我们采访的专家强调,社交媒体上令人不安的故事并非典型。毕竟,人们更有可能分享一次痛苦的、有影响力的经历,而不是一切顺利的经历。尽管如此,很明显,许多女性并没有得到这些临床医生所描述的那种尊重性的关怀。
来自亚利桑那州本森的萨沙·普罗科普丘克(Sasha Prokopchuk)就是其中一位女性。她曾两次放置IUD。第一次放置经历了两次漫长而痛苦的就诊。“我一生中最糟糕的妇科医生,”她说。她说,那位医生“和她的护士一直聊着她男朋友的事情。感觉我根本不存在。”普罗科普丘克说,为她第二次放置IUD的医生更有耐心,但仍然没有提供疼痛控制,而那次又是一次困难的放置。她回忆说自己出血很多,头晕到站不起来。普罗科普丘克说,医生让她观察了一个半小时。

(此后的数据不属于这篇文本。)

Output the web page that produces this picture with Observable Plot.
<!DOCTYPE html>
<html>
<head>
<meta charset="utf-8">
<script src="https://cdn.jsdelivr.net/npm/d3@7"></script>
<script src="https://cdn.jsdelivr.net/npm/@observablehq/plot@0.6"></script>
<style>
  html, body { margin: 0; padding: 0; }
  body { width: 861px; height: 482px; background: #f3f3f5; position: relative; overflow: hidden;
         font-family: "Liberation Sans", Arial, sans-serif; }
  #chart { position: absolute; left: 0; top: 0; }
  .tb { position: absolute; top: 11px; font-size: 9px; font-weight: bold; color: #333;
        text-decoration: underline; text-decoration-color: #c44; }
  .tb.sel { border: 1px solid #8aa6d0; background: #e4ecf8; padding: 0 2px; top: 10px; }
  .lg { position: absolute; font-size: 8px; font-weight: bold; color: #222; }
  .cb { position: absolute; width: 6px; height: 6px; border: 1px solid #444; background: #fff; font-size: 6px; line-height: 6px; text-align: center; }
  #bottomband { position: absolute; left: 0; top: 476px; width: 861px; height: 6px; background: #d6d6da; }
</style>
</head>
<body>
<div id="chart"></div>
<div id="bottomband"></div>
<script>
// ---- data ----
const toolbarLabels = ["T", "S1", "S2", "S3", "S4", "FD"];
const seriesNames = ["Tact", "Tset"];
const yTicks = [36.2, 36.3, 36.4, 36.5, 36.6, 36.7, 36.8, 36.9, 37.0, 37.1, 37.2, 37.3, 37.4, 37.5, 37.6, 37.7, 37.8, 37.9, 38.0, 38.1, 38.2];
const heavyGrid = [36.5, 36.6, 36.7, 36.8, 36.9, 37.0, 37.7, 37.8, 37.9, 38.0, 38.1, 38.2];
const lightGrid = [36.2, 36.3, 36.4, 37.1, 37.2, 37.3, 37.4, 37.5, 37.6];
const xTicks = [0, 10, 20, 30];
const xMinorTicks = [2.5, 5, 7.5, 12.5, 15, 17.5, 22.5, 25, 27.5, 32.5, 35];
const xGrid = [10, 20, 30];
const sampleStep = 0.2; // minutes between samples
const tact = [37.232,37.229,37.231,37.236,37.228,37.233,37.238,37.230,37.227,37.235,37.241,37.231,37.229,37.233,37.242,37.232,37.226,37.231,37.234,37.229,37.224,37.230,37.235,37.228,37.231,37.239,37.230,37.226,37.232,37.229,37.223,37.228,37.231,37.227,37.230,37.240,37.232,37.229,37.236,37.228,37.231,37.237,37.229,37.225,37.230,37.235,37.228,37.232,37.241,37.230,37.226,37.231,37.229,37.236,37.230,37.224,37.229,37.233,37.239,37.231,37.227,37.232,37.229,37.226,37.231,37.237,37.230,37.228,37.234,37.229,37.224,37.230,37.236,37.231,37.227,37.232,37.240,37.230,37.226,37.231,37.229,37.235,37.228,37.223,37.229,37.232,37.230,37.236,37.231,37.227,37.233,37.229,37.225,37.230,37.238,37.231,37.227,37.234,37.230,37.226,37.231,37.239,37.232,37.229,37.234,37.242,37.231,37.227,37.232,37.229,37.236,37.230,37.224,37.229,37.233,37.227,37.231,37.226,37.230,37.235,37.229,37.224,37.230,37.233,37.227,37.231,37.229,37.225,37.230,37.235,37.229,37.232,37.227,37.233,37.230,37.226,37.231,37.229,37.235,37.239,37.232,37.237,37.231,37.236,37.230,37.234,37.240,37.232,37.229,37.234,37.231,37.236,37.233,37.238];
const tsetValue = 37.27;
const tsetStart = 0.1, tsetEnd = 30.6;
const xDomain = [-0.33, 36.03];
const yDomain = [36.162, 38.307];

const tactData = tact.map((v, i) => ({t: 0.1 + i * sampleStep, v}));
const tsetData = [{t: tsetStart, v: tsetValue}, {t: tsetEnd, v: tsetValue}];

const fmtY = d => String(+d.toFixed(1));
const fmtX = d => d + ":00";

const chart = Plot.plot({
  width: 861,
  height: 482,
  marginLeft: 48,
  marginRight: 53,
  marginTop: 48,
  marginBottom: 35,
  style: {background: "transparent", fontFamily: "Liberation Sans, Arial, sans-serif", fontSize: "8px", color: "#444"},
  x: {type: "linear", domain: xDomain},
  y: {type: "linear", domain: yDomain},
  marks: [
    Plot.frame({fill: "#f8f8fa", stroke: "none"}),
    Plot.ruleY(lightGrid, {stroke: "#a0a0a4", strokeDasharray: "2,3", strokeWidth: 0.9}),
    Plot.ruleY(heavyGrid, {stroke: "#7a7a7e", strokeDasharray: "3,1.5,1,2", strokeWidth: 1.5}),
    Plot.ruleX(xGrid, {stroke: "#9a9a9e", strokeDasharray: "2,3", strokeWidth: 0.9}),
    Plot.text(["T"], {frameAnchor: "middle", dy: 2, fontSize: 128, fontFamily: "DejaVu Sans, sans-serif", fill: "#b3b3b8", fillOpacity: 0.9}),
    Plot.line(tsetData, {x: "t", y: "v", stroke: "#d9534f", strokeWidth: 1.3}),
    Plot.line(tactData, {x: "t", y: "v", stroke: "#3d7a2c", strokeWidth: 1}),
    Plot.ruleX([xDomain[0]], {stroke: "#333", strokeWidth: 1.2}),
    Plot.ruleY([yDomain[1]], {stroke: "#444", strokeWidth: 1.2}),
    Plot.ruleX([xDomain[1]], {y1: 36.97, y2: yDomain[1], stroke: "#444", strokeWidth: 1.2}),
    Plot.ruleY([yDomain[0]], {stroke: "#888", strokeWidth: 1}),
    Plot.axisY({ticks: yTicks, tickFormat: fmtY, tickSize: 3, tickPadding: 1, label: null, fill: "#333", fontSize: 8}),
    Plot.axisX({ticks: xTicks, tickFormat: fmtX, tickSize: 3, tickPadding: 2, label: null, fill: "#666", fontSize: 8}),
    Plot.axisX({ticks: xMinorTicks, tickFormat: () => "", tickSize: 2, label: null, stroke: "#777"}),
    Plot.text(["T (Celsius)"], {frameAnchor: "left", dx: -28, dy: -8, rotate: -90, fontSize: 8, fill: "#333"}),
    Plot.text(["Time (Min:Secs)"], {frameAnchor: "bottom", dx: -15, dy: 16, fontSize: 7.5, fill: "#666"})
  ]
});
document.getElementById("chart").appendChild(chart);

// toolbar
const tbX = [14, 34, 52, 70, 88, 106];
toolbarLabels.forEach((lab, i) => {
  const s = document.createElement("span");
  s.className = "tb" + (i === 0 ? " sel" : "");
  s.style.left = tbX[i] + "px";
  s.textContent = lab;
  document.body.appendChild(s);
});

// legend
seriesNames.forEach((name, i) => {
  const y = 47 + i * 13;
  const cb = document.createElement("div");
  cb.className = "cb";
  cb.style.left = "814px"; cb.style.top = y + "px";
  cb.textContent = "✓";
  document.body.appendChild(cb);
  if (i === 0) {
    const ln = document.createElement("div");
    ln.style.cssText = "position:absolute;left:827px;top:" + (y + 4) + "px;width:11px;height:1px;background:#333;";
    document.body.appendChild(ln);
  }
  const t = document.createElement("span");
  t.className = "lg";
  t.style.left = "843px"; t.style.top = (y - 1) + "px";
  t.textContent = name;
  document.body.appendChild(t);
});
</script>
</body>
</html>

“对我来说,是缺乏同情心,是缺乏尝试去让患者感觉好一点,即使这不能缓解疼痛,”她说。“是那种‘不尝试’的态度真的让我很恼火。”
2021年,施泰纳和辛格将她们的沮丧和研究成果转化为一篇发表在《英国医学杂志》(The BMJ)上的信,呼吁更多地关注门诊手术中的疼痛。
她们的观点反映了年轻医生中日益增长的不愿将疼痛视为女性固有的正常部分的态度。“人们对疼痛的耐受度以及社会认为什么样的疼痛是可以接受的——我认为在我从业的30年里,这一点变化很大,”埃斯皮说。

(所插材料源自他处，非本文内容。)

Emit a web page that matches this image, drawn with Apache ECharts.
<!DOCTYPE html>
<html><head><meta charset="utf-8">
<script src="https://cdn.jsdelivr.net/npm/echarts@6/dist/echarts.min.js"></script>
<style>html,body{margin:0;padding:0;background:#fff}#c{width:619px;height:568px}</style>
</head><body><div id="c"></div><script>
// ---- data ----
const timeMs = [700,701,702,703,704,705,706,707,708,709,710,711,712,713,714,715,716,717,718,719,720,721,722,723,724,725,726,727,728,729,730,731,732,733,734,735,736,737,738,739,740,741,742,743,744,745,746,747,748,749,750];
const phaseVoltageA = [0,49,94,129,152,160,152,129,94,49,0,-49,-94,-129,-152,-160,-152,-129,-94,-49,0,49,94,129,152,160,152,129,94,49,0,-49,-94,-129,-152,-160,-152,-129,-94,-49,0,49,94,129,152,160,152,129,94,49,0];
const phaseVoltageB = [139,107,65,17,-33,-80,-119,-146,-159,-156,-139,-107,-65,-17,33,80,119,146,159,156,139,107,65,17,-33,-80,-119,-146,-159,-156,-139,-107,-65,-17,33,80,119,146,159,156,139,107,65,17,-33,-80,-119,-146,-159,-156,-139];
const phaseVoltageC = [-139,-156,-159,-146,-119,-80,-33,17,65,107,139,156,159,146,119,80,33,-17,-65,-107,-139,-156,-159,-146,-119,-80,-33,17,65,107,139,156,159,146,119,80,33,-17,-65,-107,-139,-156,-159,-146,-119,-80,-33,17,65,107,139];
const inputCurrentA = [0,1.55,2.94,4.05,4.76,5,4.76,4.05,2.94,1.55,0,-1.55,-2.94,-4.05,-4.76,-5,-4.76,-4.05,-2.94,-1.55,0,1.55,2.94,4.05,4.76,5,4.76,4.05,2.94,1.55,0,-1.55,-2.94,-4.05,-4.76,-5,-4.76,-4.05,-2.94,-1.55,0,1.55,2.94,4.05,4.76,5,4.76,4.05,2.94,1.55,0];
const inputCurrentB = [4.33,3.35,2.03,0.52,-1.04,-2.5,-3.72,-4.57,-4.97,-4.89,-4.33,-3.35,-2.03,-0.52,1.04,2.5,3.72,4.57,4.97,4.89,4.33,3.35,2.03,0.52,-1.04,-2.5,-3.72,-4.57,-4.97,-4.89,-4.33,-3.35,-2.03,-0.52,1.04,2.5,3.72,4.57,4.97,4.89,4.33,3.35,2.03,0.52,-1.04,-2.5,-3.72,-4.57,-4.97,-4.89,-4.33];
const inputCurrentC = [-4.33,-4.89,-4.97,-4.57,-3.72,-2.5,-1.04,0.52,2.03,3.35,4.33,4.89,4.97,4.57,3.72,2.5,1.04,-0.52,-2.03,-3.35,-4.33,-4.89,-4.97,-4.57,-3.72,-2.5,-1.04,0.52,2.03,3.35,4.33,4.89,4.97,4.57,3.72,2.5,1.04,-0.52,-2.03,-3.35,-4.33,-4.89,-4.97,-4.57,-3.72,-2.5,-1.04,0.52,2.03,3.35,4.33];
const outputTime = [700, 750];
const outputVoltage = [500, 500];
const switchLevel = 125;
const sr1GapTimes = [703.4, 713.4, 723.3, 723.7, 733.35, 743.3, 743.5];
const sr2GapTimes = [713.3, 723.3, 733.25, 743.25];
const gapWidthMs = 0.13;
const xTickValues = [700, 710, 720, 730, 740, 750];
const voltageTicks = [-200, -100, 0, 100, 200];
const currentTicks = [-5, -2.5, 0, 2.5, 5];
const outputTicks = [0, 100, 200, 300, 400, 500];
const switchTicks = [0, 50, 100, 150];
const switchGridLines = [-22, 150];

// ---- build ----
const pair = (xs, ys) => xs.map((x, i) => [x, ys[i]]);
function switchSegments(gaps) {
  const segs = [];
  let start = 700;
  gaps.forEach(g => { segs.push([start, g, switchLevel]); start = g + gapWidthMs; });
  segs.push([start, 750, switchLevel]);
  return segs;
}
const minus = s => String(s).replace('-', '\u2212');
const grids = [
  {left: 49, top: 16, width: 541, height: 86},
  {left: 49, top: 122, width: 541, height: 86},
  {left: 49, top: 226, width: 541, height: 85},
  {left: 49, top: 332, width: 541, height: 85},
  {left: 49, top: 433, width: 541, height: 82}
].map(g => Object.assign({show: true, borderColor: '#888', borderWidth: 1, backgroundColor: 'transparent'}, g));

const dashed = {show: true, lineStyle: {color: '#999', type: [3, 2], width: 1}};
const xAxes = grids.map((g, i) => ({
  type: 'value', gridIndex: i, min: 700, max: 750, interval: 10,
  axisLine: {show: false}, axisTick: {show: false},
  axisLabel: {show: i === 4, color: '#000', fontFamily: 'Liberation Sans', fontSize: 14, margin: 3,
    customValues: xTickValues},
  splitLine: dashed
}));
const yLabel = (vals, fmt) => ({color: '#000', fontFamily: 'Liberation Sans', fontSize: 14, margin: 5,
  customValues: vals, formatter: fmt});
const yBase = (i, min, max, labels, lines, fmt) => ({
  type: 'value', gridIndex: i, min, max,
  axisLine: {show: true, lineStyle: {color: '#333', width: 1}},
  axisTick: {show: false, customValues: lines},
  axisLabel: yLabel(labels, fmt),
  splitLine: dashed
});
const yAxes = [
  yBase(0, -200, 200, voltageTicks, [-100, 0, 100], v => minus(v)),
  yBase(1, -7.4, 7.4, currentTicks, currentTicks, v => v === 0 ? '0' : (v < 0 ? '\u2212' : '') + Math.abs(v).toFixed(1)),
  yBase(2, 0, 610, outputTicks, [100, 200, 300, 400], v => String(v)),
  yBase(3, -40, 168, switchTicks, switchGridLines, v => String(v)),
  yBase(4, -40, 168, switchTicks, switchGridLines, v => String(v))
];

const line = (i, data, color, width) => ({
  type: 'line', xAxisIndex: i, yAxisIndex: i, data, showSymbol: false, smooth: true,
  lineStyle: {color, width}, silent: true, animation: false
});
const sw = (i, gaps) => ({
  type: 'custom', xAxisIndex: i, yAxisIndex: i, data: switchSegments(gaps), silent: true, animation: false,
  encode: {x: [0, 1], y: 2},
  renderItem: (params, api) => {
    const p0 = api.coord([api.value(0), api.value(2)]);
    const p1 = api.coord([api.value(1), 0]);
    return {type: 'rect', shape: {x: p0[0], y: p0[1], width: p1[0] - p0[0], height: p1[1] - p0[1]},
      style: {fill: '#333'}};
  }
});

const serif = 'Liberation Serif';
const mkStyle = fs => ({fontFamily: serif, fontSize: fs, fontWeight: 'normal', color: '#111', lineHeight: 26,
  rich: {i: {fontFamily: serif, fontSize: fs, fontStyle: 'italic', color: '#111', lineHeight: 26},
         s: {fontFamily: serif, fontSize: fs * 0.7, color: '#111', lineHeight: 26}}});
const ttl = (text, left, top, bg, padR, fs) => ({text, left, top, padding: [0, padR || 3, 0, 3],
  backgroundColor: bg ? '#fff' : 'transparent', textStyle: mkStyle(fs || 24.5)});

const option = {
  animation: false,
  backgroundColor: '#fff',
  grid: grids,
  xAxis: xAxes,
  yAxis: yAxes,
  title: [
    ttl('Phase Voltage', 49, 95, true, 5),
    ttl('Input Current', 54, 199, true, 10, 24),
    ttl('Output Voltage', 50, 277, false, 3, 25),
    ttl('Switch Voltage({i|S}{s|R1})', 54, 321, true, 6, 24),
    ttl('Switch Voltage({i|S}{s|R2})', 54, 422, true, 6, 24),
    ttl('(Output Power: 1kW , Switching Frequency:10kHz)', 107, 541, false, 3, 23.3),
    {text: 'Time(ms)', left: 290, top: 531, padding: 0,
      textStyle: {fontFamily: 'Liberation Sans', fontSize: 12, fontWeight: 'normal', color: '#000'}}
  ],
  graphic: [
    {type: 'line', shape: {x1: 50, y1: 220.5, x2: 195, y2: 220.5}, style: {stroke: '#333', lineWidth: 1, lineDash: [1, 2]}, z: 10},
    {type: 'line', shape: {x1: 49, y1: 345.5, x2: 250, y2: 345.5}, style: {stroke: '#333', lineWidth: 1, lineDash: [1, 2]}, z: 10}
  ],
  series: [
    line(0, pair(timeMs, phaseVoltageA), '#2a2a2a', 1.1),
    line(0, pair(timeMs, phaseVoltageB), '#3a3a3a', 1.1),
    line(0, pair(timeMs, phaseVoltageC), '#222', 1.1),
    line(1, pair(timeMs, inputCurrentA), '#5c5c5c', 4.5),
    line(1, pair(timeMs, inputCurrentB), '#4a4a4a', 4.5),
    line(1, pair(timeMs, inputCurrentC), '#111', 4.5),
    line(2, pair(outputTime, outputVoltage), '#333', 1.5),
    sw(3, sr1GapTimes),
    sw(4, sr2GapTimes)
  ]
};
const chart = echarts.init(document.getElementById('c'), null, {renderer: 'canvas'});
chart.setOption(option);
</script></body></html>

最近,与美国医学会(American Medical Association)相关的医学生们牵头提议,希望该组织正式解决这一问题。随后,AMA采纳了一项政策,承认妇科手术疼痛管理存在差异,并支持进一步研究。该政策还呼吁保险公司覆盖疼痛控制选项。

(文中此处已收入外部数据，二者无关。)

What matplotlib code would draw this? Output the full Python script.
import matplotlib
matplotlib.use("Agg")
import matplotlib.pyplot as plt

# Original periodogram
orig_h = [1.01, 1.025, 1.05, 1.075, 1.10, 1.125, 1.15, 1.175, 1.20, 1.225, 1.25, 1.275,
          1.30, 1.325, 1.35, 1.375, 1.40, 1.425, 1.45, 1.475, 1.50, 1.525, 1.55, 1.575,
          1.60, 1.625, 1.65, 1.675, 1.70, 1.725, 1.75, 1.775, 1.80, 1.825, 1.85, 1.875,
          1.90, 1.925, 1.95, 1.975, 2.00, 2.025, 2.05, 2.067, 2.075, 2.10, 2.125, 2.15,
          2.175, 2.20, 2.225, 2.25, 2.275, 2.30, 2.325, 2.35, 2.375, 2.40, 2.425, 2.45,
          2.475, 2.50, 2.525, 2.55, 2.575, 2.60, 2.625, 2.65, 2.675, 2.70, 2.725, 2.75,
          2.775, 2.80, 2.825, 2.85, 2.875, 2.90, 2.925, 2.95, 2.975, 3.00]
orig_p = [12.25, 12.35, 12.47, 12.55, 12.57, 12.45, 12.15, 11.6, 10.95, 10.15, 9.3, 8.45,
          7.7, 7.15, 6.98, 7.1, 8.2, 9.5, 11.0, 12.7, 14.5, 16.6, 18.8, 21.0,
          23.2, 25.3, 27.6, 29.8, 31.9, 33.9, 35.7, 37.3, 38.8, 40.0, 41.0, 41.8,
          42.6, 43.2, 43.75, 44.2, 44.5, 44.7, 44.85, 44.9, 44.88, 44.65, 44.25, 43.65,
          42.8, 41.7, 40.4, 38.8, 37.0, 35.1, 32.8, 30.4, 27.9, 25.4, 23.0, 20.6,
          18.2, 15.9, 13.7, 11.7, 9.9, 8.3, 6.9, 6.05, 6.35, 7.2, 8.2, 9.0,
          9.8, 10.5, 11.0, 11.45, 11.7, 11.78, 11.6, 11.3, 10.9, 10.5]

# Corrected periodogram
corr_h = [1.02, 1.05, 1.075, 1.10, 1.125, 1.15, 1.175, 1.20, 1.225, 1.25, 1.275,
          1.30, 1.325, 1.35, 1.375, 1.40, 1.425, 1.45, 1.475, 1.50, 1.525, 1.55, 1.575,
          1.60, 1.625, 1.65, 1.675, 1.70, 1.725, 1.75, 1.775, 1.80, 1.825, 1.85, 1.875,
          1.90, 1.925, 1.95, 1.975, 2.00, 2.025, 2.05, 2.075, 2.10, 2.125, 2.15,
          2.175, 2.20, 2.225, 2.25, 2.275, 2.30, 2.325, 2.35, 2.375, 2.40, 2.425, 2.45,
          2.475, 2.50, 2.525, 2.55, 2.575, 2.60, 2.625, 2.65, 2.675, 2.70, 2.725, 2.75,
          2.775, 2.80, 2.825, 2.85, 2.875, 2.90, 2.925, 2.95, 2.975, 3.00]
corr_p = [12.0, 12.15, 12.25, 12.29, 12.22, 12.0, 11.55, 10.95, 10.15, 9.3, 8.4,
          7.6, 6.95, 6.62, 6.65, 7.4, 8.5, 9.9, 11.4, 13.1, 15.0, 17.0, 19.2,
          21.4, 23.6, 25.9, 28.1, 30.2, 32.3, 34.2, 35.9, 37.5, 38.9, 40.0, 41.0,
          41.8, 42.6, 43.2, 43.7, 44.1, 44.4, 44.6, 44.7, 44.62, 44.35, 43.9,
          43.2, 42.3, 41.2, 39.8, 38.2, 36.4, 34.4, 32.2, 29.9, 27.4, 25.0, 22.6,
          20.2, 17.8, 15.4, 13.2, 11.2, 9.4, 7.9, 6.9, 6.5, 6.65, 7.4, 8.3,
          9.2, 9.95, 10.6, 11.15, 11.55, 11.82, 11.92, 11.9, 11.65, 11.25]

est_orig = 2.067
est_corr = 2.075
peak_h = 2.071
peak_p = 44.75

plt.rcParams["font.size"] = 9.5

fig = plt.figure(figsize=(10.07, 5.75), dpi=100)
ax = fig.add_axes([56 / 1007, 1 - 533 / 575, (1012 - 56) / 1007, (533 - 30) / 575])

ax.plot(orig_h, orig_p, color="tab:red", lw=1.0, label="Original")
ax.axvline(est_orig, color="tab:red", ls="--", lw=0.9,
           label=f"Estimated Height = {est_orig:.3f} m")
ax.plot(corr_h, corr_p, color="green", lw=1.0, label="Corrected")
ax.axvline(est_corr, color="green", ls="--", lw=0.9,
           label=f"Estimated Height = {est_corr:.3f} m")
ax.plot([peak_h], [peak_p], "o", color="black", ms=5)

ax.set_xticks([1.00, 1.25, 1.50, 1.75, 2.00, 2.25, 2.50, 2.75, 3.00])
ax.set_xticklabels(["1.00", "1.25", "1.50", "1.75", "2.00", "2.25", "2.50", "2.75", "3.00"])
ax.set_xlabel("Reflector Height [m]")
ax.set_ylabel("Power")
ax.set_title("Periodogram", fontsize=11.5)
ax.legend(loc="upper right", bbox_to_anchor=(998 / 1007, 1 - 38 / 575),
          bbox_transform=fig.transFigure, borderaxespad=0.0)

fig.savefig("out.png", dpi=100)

施泰纳和辛格的观点反映了日益增长的不愿将疼痛视为女性固有正常部分的态度。
目前尚不清楚医疗体系是否愿意或能够采取必要措施,确保糟糕的妇科就诊经历成为过去。但在个体实践层面,改变可能正在发生。辛格在她选择的专业中看到了巨大的转变,老一辈医生正在退休,住院医师主要由女性组成,她们自己也将经历妇科手术,并与其他女性分享经验。
她想知道这种转变是否会帮助她的专业将疼痛视为一个可解决的问题,而不是一个必要的“恶”。“医生们会说‘哦,是的,在*我的*诊所里,*我*会提供疼痛管理方案吗?’她问道。“我希望有一天我能处于那个位置。”